The study's findings highlight the urgent need to limit greenhouse gas emissions and protect the Amazon's resilience. Continued warming, land-use change, and ecosystem degradation could soon push the rainforest past a tipping point, with global climate consequences. The lead author Dr. Irina Melnikova, also cautions that future research should focus on improving the representation of ecological processes in models to better anticipate the risks. Protecting the Amazon requires coordinated international action, integrating climate mitigation, sustainable land management, and conservation strategies.
Notes
1 A tipping element is a component of the Earth system — such as the atmosphere, ocean currents, or ecosystems — that can shift abruptly into a different state when pushed beyond a critical threshold. This threshold is known as a tipping point. Once crossed, it can lead to rapid, irreversible, and self-sustaining changes in the system. From the Global Tipping Points Report 2023 (https://report-2023.global-tipping-points.org/).
2 Earth System Models are advanced tools that simulate the complex interactions between the atmosphere, ocean, land, and biosphere.

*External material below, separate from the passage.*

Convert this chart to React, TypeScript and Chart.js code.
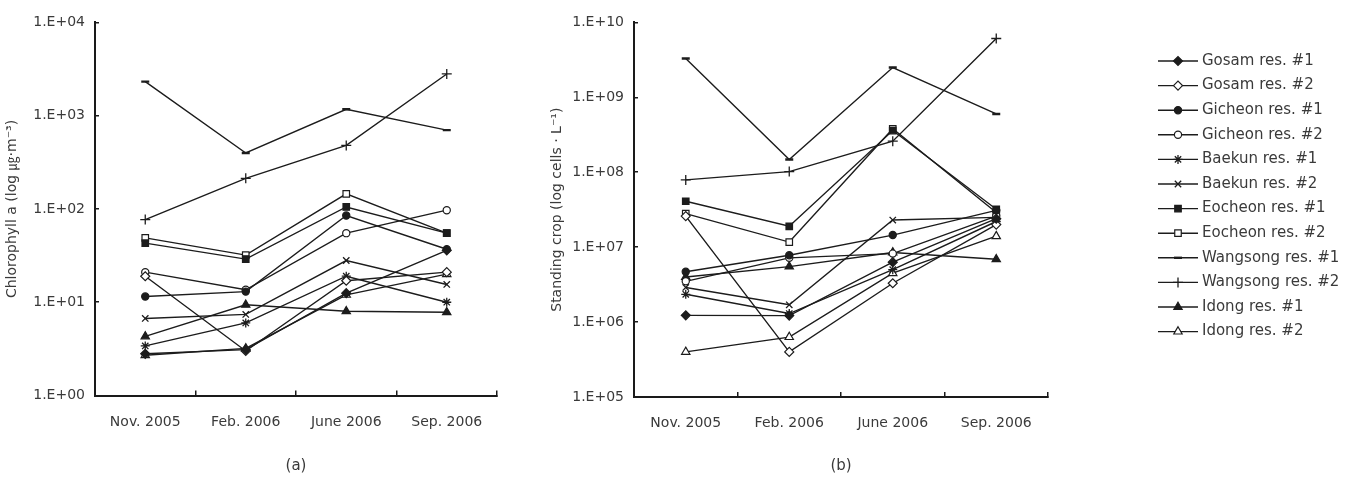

They are essential for understanding how human activities influence the planet, reconstructing past environmental changes, and projecting future climate conditions. Models from the Coupled Model Intercomparison Projects (CMIP5 and CMIP6) have played a key role in the IPCC's Fifth and Sixth Assessment Reports.
3 In this study, photosynthetic production refers to gross primary production (GPP). Dieback is identified in model grid cells where GPP declines by at least 80% by the end of the 23rd century compared to the 19th century, provided that the original GPP exceeded 2 kgC m-2 year-1 indicating highly productive ecosystems. The RCP8.5 and SSP5-8.5 scenarios, used in CMIP5 and CMIP6 respectively, represent high greenhouse gas concentration pathways that assume continued reliance on fossil fuels and minimal implementation of climate policies. Both scenarios include substantial land-use change emissions, though these occur mainly on the periphery of the Amazon basin and peak in the early 21st century.
4 The Atlantic Meridional Overturning Circulation (AMOC) is a large ocean current system that moves warm water from the tropics to the North Atlantic, helping to regulate the global climate.
5 El Niño is a natural climate phenomenon that occurs every few years, when sea surface temperatures in the central and eastern Pacific Ocean rise, affecting weather patterns around the world.